What You Need to Know
Ovarian cysts and pregnancy are a combination that is not uncommon. It is possible for women who are pregnant to develop cysts at some point during the pregnancy. The idea that this type of growth could appear while carrying a child is often troubling to the prospective mother. However, if you are pregnant and are diagnosed with a cyst in one or both ovaries, do not assume the worst.
The truth is that roughly 1 in every 1000 pregnant women will develop ovarian cysts at some time during the course of the pregnancy. While some women will exhibit some symptoms, others are unaware of the presence of the cyst until a doctor finds the growth. You will find this to be especially true during the first trimester, when many women experience morning sickness, an aversion to certain scents, and a great deal of fatigue.
If your doctor does find a cyst, there is a very good chance that it will present no problems for your pregnancy at all. Just about all cysts found during pregnancy are benign and will begin to shrink and disappear long before you reach term. While there is a slight change of the cyst progressing to a malignancy, that chance is extremely small. Current research indicates that among the small number of women who do develop a cyst while carrying a baby, only 1 in every 25,000 will develop ovarian cancer before the child is born.
Another thing you should know about ovarian cysts and pregnancy is that most of the time, doctors will simply monitor the situation, and provide instructions on how to deal with any symptoms that may appear.
For example, the doctor may recommend over the counter medication to help with pain, the use of a heating pad to ease lower back discomfort, and avoiding certain forms of physical exertion that could aggravate the cyst.
Your doctor will monitor the growth pattern of the cyst, and may employ a CA-125 to test for ovarian cancer if he or she thinks that it is merited. This can be especially true if you are older and going through your first pregnancy, since some research indicates that cysts and cancer in the ovaries can occur more frequently with older women.

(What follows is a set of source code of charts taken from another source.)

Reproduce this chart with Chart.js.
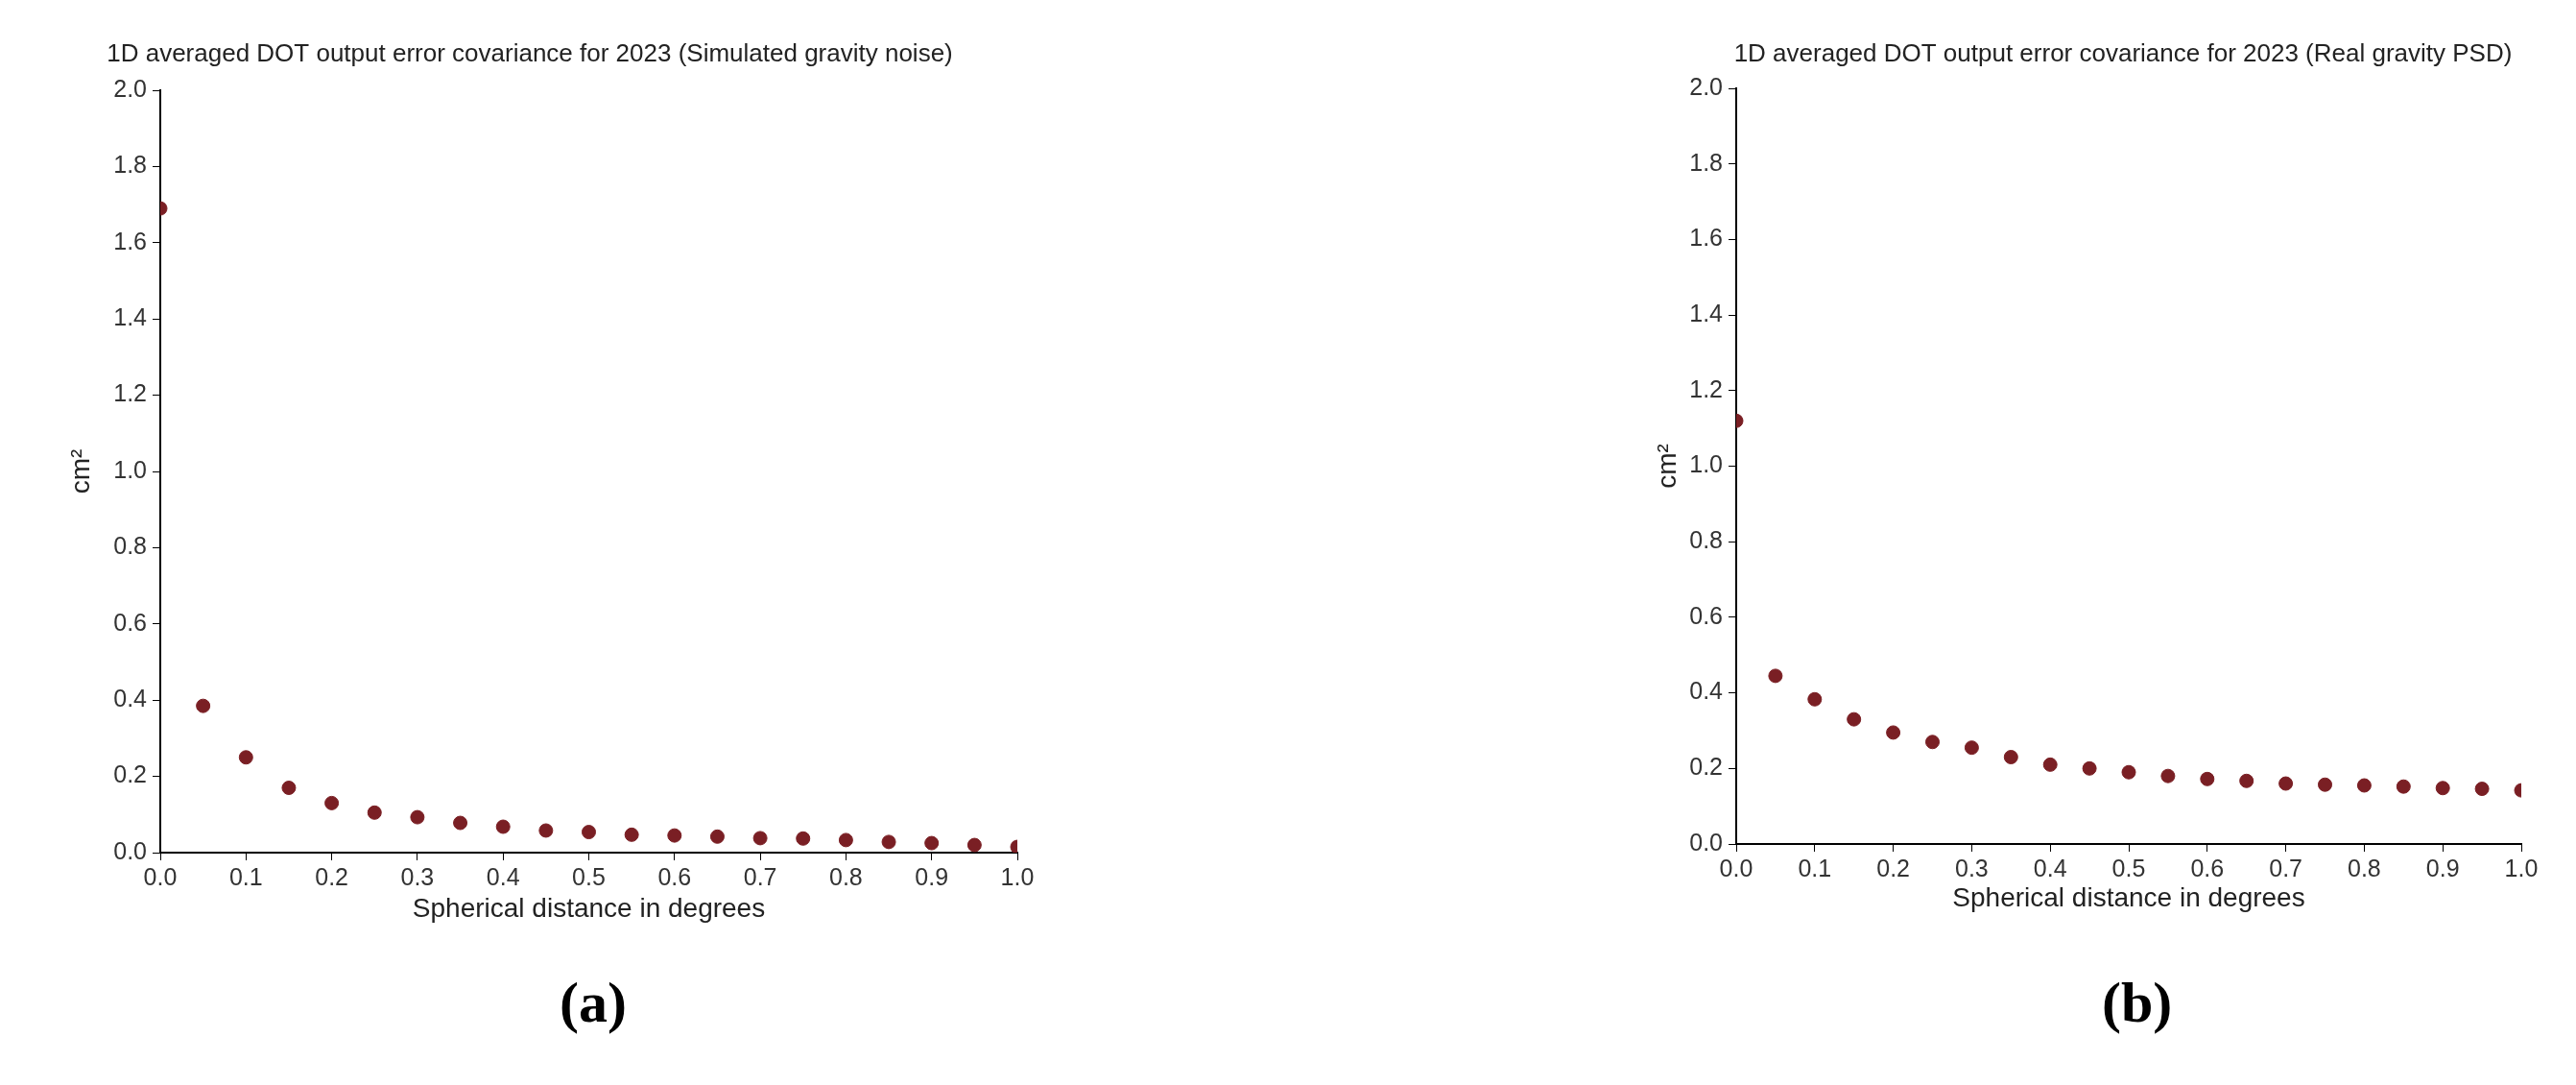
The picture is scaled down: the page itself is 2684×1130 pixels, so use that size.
<!DOCTYPE html>
<html>
<head>
<meta charset="utf-8">
<script src="https://cdn.jsdelivr.net/npm/chart.js@4/dist/chart.umd.min.js"></script>
<style>
  body { margin: 0; background: #fff; width: 2684px; height: 1130px; position: relative; overflow: hidden; }
  .box { position: absolute; top: 0; height: 1000px; }
  .lab { position: absolute; top: 1010px; font: bold 60px "Liberation Serif", serif; color: #000; }
</style>
</head>
<body>
<div class="box" style="left:0;width:1100px"><canvas id="chartA"></canvas></div>
<div class="box" style="left:1640px;width:1044px"><canvas id="chartB"></canvas></div>
<div class="lab" style="left:583px">(a)</div>
<div class="lab" style="left:2190px">(b)</div>
<script>
const distances = [0, 0.05, 0.1, 0.15, 0.2, 0.25, 0.3, 0.35, 0.4, 0.45, 0.5, 0.55, 0.6, 0.65, 0.7, 0.75, 0.8, 0.85, 0.9, 0.95, 1.0];
const covSimulated = [1.69, 0.385, 0.25, 0.17, 0.13, 0.105, 0.093, 0.078, 0.068, 0.058, 0.054, 0.047, 0.045, 0.042, 0.038, 0.037, 0.033, 0.028, 0.025, 0.02, 0.015];
const covReal = [1.12, 0.445, 0.383, 0.33, 0.295, 0.27, 0.255, 0.23, 0.21, 0.2, 0.19, 0.18, 0.172, 0.167, 0.16, 0.157, 0.155, 0.152, 0.148, 0.146, 0.142];
const titleA = "1D averaged DOT output error covariance for 2023 (Simulated gravity noise)";
const titleB = "1D averaged DOT output error covariance for 2023 (Real gravity PSD)";

Chart.defaults.font.family = "'Liberation Sans', Arial, sans-serif";
Chart.defaults.color = "#333";

// title drawn centred above the plot area
const topTitle = {
    id: "topTitle",
    afterDraw(chart, args, opts) {
        const ctx = chart.ctx;
        ctx.save();
        ctx.font = "26px 'Liberation Sans', Arial, sans-serif";
        ctx.fillStyle = "#222";
        ctx.textAlign = "center";
        ctx.textBaseline = "middle";
        ctx.fillText(opts.text, opts.x, opts.y);
        ctx.restore();
    }
};

function makeChart(id, values, cfg) {
    new Chart(document.getElementById(id), {
        type: "scatter",
        data: {
            datasets: [{
                data: distances.map((d, i) => ({ x: d, y: values[i] })),
                backgroundColor: "#7a1f24",
                borderColor: "#7a1f24",
                pointRadius: 7,
                pointHoverRadius: 7
            }]
        },
        options: {
            responsive: true,
            maintainAspectRatio: false,
            animation: false,
            layout: { padding: { top: cfg.top, right: cfg.right, left: cfg.left, bottom: cfg.bottom } },
            plugins: {
                legend: { display: false },
                tooltip: { enabled: false },
                topTitle: { text: cfg.title, x: cfg.titleX, y: 57 }
            },
            scales: {
                x: {
                    type: "linear", min: 0, max: 1,
                    afterFit: s => { s.height = cfg.xH; },
                    ticks: { stepSize: 0.1, font: { size: 25 }, padding: 4, callback: v => v.toFixed(1) },
                    grid: { drawOnChartArea: false, color: "#000", tickLength: 8 },
                    border: { color: "#000", width: 2 },
                    title: { display: true, text: "Spherical distance in degrees", font: { size: 28 }, color: "#222", padding: { top: 0 } }
                },
                y: {
                    min: 0, max: 2,
                    afterFit: s => { s.width = cfg.yW; },
                    ticks: { stepSize: 0.2, font: { size: 25 }, padding: 6, callback: v => v.toFixed(1) },
                    grid: { drawOnChartArea: false, color: "#000", tickLength: 8 },
                    border: { color: "#000", width: 2 },
                    title: { display: true, text: "cm²", font: { size: 28 }, color: "#222" }
                }
            }
        },
        plugins: [topTitle]
    });
}

makeChart("chartA", covSimulated, { top: 94, right: 40, left: 64, bottom: 32, xH: 80, yW: 103, title: titleA, titleX: 552 });
makeChart("chartB", covReal, { top: 92, right: 57, left: 77, bottom: 43, xH: 78, yW: 92, title: titleB, titleX: 572 });
</script>
</body>
</html>
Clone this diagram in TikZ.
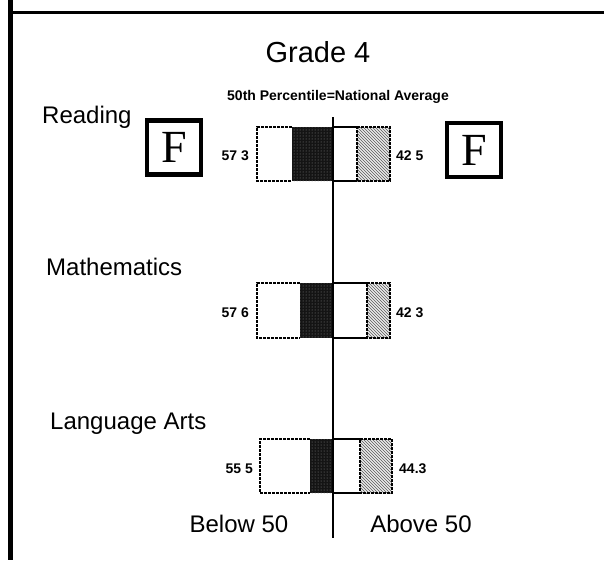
\documentclass[tikz,border=0pt]{standalone}
\usepackage{fontspec}
\setmainfont{Liberation Sans}
\newfontfamily\serifF{Liberation Serif}
\usetikzlibrary{patterns}
\tikzset{
  lbl/.style={font=\fontsize{24}{28}\selectfont, inner sep=0pt, anchor=base west},
  ttl/.style={font=\fontsize{29}{33}\selectfont, inner sep=0pt, anchor=base},
  num/.style={font=\fontsize{14}{16}\selectfont\bfseries, inner sep=0pt},
  grade/.style={draw, line width=4.5pt, minimum width=54pt, minimum height=54pt, inner sep=0pt,
     font=\serifF\fontsize{46}{46}\selectfont},
  outl/.style={line width=1.3pt, dash pattern=on 3pt off 1pt},
  solidl/.style={line width=1.3pt},
  darkfill/.style={fill=black!92},
  hatchfill/.style={pattern=north west lines, pattern color=black!65},
}
\begin{document}
\begin{tikzpicture}[x=1pt,y=-1pt]
\useasboundingbox (0,0) rectangle (604,565);
% frame
\fill[black] (8,0) rectangle (13,560);
\draw[line width=3pt] (8,12) -- (604,12);
% title
\node[ttl] (title) at (318,62) {Grade 4};
\node[num, anchor=base] (pct) at (338,100) {50th Percentile=National Average};
% subject labels
\node[lbl] (read) at (42,123) {Reading};
\node[lbl] (math) at (46,275) {Mathematics};
\node[lbl] (lang) at (50,429) {Language Arts};
% grade boxes
\node[grade] (fl) at (174,147.5) {F};
\node[grade] (fr) at (474,150) {F};
% bars: #1 top, #2 bottom, #3 left, #4 dark start, #5 hatch start, #6 right
\newcommand\gbar[6]{%
  \fill[darkfill] (#4,#1) rectangle (333,#2);
  \fill[pattern=dots, pattern color=black!45] (#4,#1) rectangle (333,#2);
  \fill[black!8] (#5,#1) rectangle (#6,#2);
  \fill[hatchfill] (#5,#1) rectangle (#6,#2);
  \draw[outl] (#4,#1) -- (#3,#1) -- (#3,#2) -- (#4,#2);
  \draw[solidl] (333,#1) -- (#5,#1) (333,#2) -- (#5,#2);
  \draw[outl] (#5,#1) -- (#6,#1) -- (#6,#2) -- (#5,#2) -- cycle;
}
\gbar{127}{181}{257}{292}{357}{390}
\gbar{283}{338}{257}{300}{367}{390}
\gbar{439}{493}{260}{310}{360}{392}
% numbers
\node[num, anchor=base east] (r1) at (249,160) {57 3};
\node[num, anchor=base west] (r2) at (396,160) {42 5};
\node[num, anchor=base east] (m1) at (249,317) {57 6};
\node[num, anchor=base west] (m2) at (396,317) {42 3};
\node[num, anchor=base east] (l1) at (253,473) {55 5};
\node[num, anchor=base west] (l2) at (399,473) {44.3};
% axis
\coordinate (axt) at (333,117);
\coordinate (axb) at (333,538);
\draw[line width=2pt] (axt) -- (axb);
% bottom labels
\node[lbl, anchor=base] (below) at (239,532) {Below 50};
\node[lbl, anchor=base] (above) at (421,532) {Above 50};
\end{tikzpicture}
\end{document}
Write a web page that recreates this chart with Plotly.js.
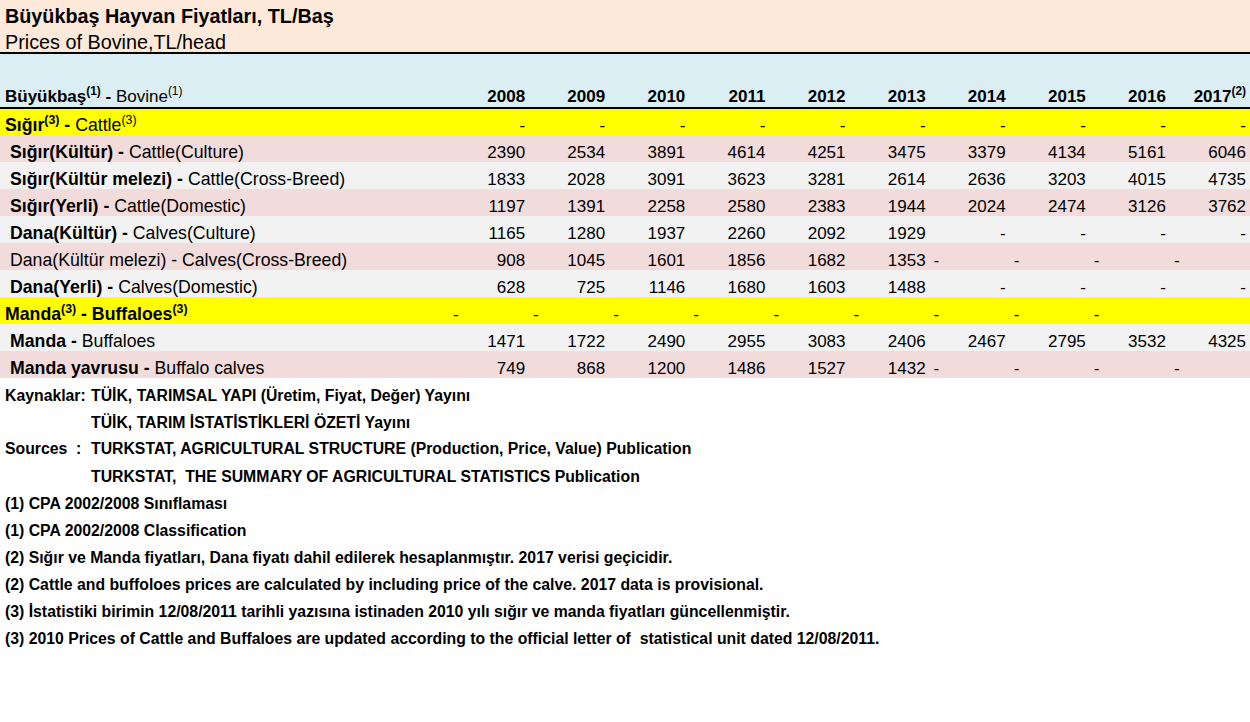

While the idea of mixing surgery with ovarian cysts and pregnancy is often alarming to a prospective mother, the fact is that removing a rapidly growing cyst eliminates a potential health threat to her unborn child. Should your doctor note that the cyst has reached a size in the six to eight centimeter range, there is a good chance that surgery will be recommended.
Depending on the positioning and exact size of the cyst, it may be possible to use laparoscopyto remove the growth. Larger cysts will require a more invasive procedure. However, both approaches are considered safe for both mother and child, especially during the early to middle portion of the second trimester.
Understanding the relationship of ovarian cysts and pregnancy can help ease a lot of fears that women have. If kept under control and treated properly, the cyst does not pose a threat to the unborn child. However, a larger cyst does have a greater chance of rupturing and possibly causing complications. Those complications include possibly triggering a miscarriage or leading to premature delivery. This is why your doctor will watch the progress of any cyst that develops very closely.